Bei HAL sehe ich am Problematischsten den klassischen Fehlstart. Anfang 2007 (glaub ich mich zu erinnern) wurde HAL einfach mal so mitinstalliert.  Damals versuchte ich bereits nach dem HAL-Zwangsupdate xorg auf HAL umzustellen. Es ging schlichtweg nicht. Beispielkonfigurationen, die sich jetzt unter /usr/share/hal/fdi befinden, gab es damals nicht. Kein Mensch wußte, wie man eine andere Tastatur als die US-Amiland-Tasten einstellt. Es war halt einfach lustig, dass sofort nach Installation von HAL und Upgrade auf xorg-1.4.x die deutsche Tastatur nicht mehr funktionierte, ohne dass man irgendwas an irgendwelchen Konfigurationsdateien geändert hatte. Die Lösung fand ich damals in irgendeinem schwer zu findenden Blog. Man musste sowohl eine fdi-Policy anlegen (wo keine die genaue Syntax kannte) als auch die Konfigurationssektion der Tastatur in der xorg.conf stehen lassen. 

Mag sein, dass die Idee gut ist, aber ein unausgegorenes Projekt ohne vernünftiges User-Manual zu veröffentlichen, finde ich nicht sehr professionell. Der Projektwebseite und diesem Artikel nach zu urteilen, läuft die Entwicklung schon seit 2003, d.h. etwa 6 Jahre. Und erst seit diesem Jahr könnte man vorsichtig davon sprechen, dass HAL langsam in einen gebrauchsfähigen Zustand kommen könnte. 

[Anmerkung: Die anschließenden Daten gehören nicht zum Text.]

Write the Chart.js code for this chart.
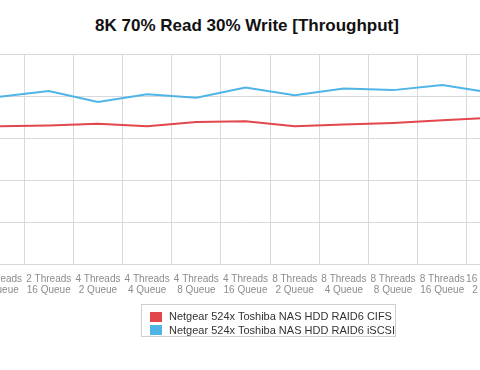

Zum angekündigten DeviceKit im o.g. Artikel von pro-linux.de der erste Forenbeitrag::

 *prolinux wrote:*   

> Jetzt hat sich HAL gerade mal etabliert und streckt seine Fühler über die Linux-Welt hinaus (FreeBSD), da wird schon die nächste Sau durchs Dorf getrieben.
> 
> Da kommt doch direkt Freude auf.

 

 :Mad: 

----------

## Sprotte

Also ich hab noch xorg 1.3 drauf, und wenn ich das alles so lese, hab ich auch kein' Bock, das upzudaten. Nee danke. Warum auch  :Smile: 

Läuft doch...

Sachen, die irgendwas automatisch machen sollen, was nicht unbedingt kompliziert ist bzw. was man einmal einstellt und dann hat sich's, sollte man kritisch betrachten... ich hab mich mal vor zwei Jahren oder so über HAL informiert, als gerade der Hype aktuell war, und relativ schnell gemerkt daß ich das nicht brauche. Ich hab auch kein HAL in meinen USE flags (-*).

 *Quote:*   

>  Schon vor Jahren konnte man lesen, dass Windows im Bereich der Hardwareerkennung mit seinem Plug&Play-System Linux überlegen ist. Soll heißen, man baut neue Hardware ein, Windows sucht sich automatisch den Treiber, wenn vorhanden, ruft die Installroutine auf und das Ding läuft. 

 

Machste im Kernel alles an, so wie früher Suse etc., oder Knoppix, oder bauste alle Module wie XFree86 damals, kann Linux das auch.

Hat aber seine Nachteile.

Außerdem hinkt der Vergleich, weil bei Windows der Treiber oft vom Hardwarehersteller mitgeliefert wird, Windows also gar nichts damit zu tun hat. Und bekanntermaßen gibts bei Windows auch öfter mal Probleme.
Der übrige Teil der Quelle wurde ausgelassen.